Fuel crisis renders plan out of date: Laws

PHOTO: ODT FILES
PHOTO: ODT FILES
An annual plan has been passed but it may have to come back to the Otago Regional Council table as high fuel costs hit.

The council had set out to deliver a nil rates rise and had delivered that in its annual plan for the 2026-27 year after setting the figures in February.

Council deputy chairman Kevin Malcolm said staff had found efficiencies and savings to achieve a nil rates rise.

He said $1.26 million from reserves would fund a slight deficit.

Cr Michael Laws said there must have been cost increases faced by the council due to the rise in fuel prices and inflation.

‘‘There must had been an impact on council infrastructure, particularly those driving fossil fuel vehicles which we possess.

‘‘And we have an indication of 2% inflationary rate in the plan which seems heroic to me. Every commentator, bank economist is nowhere near that,’’ Cr Laws said.

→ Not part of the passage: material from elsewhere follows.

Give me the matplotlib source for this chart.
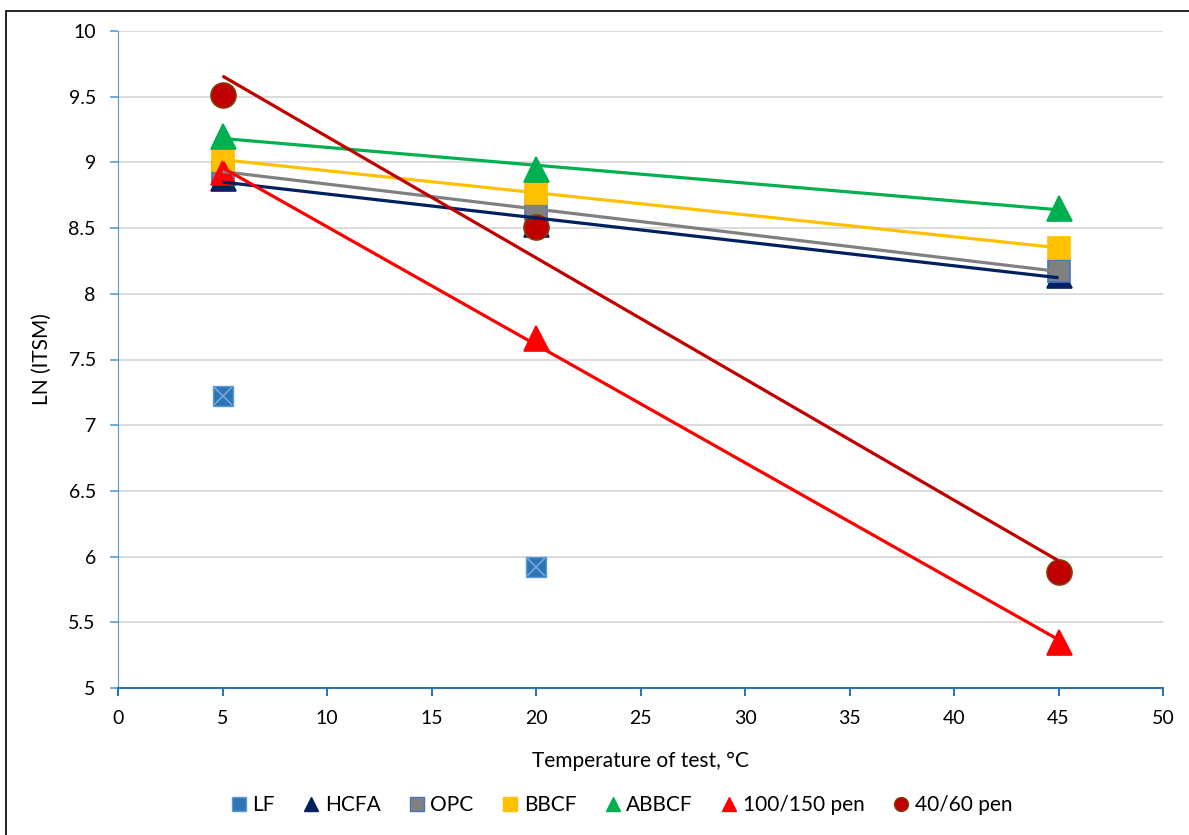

Council finance manager Nick Donnelly said the numbers were set well before Christmas last year and had not been revised.

‘‘Things have changed since then. But when we looked at it, inflation was just above 2% but was trending down.

‘‘What it will mean if costs continue to be higher? We are going to have to manage our spend and look at those things around the fringes.’’

The reason the plan was not changed was not because staff thought councillors would not want to see a whole lot of new numbers.

The council did not spend a large amount of money on vehicle fuel.

‘‘The bigger impact on fuel will be contractors, in particular on infrastructure, engineering and public transport.’’

But there was not enough certainty to revise those numbers.

Cr Laws said council spending would need trimming because of outside forces.

He said the plan was inaccurate and out of date.

Council chief executive Richard Saunders said decisions might have to come back to the council table.

He said every year there were changes as prices went up and down and were managed month to month.

‘‘This was a plan made at a point of time where we had information available to us. But we are comfortable with the plan we are presenting.’’

Mr Saunders said the NZ Transport Agency, on behalf of central government, wanted information of the impact of rising fuel prices on public transport operators.

Cr Gary Kelliher acknowledged much work had been done to get to the nil rise but he still had concerns.

‘‘We have a deficit when we should be balancing budgets. Are we resetting government and the wants of the ratepayers ... they want better spend for their money, better efficiency for council. Does that annual plan lead us to that? I don’t think so,’’ he said.

He said it had to be a meaningful zero rates rise.

‘‘It is crazy that we are sitting in a new building which is a cost to ratepayers.

‘‘Please be clear — I will be looking for a lot more efficiency for ratepayers.’’

Cr Kate Wilson said she was concerned with the funding of the plan with a deficit.

‘‘But I appreciate it is almost impossible with the current climate and the price of fuel.’’

She said it had to be highlighted central government wanted rates caps yet local government was faced with rising costs such as that brought about by the fuel price increases.

Cr Matt Hollyer had wanted to introduce a late item to increase the wilding pines rate on every property, from $2.46 a property to $6 a property. But it was ruled too late in the process.

Cr Laws was the only councillor to vote against the plan.